A Nobel Laureate economist, the next Chairman of the Fed, an investment banker and a legendary investor weigh in on the Bitcoin phenomenon.
y now you, have probably heard of Bitcoin, the so-called cryptocurrency that has shot up in market value from less than a dollar in 2009 to more than $200 billion today. For the unfamiliar, Bitcoin is an Internet-based currency made possible by a new technology called the blockchain, defined by Harvard Business Review as “an open, distributed ledger that can record transactions between two parties efficiently and in a verifiable and permanent way.”
The distributed nature of the ledger allows for decentralized transactions to occur without the control or oversight of a third party, most typically a bank. The possibilities of the blockchain technology are broadly considered to be far-reaching, with the potential to disrupt everything from the way we transfer money to how we vote.
But the transformative effects of the blockchain are far from certain for its most famous poster boy, Bitcoin. Given that Bitcoin is only one of over thousand cryptocurrencies relying on blockchain technology, why has it skyrocketed in value over the past year? Is each Bitcoin really worth $14,000?
Below, we have collected opinions from a diverse set of backgrounds and fields of expertise.
Robert Shiller, Nobel Laureate and Professor of Economics at Yale University:
I think that the value of bitcoin is exceptionally ambiguous.
There is the medium of exchange function that it’s offering, and there’s also a store of value function; that is, you can hide away your wealth in there. And it’s mobile; you can go anywhere, and get at it. How valuable is that, though? I don’t personally see any value to that. That’s the problem; they have a really clever technique to generate something, and it could be valued. But that’s why it’s especially likely to become a bubble, because when you see people valuing it, you start to wonder, ‘Maybe they’re right.’
The fascination people have with bitcoin is partly because of the mystery of money itself. Why do these pieces of paper have value, and couldn’t something else have value? Plus, we all believe in a first-mover advantage. Bitcoin was first.¹
Jerome Powell, Federal Reserve Chairman Nominee:
In the long, long run, cryptocurrencies could matter.
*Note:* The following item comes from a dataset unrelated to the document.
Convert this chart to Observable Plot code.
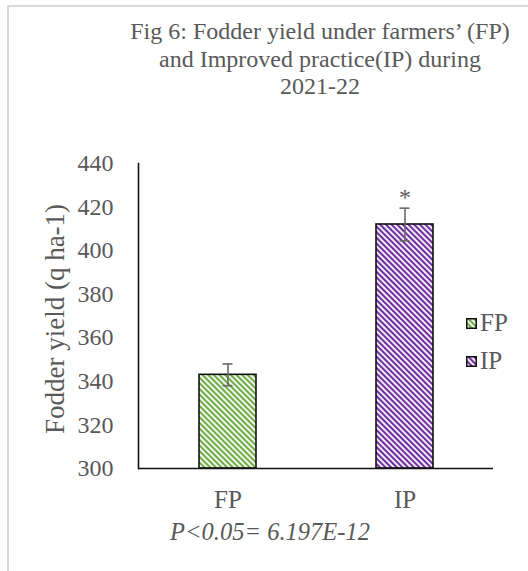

They don’t really matter today. They’re just not big enough; there’s not close to enough volume for them to matter to us (the Federal Reserve).
There’s no question that valuations have really gone up quite a lot in the last year or so. I don’t have a view on the appropriate level of the valuation, of course. From our standpoint, cryptocurrencies are something we monitor very carefully. We actually look at blockchain as something that might have signifiant applications in the wholesale payments segment of the economy. That’s something we pay close attention to.²
Christopher Whalen, Investment Banker and Chairman of Whalen Global Advisors:
Bitcoin is an old fashioned fraud clothed in the new age wonder of technology. Promoting bitcoin is not so much about a new asset class as its is a class of felony, yet civil authorities have so far been unwilling to shut it down. Bitcoin is perhaps the most impressive speculative bubble in modern history and one that will tolerate no contradiction since it gains credibility as the price soars ever higher.³
Warren Buffet, Investor and Chairman of Berkshire Hathaway:
In terms of cryptocurrencies, generally, I can say almost with certainty that they will come to a bad ending. Now, when it happens or how, or anything else, I don’t know.
We don’t own any, we’re not short any, we’ll never have a position in them. I get into enough trouble with the things I think I know something about. Why in the world should I take a long or short position in something I don’t know about?⁴
Aside from self-proclaimed “Bitcoin experts” (who are often investors in the cryptocurrency themselves), the contrarian views on the rise of the cryptocurrency ranges from caution to outright contempt. The rise in the popularity of Bitcoin is indeed a puzzling phenomenon; but even Mr. Powell, soon to be the most powerful central banker in the world, said he is paying close attention. Perhaps the most intelligent view is that of Mr. Buffett, that is, stay away from investable products you don’t actually understand.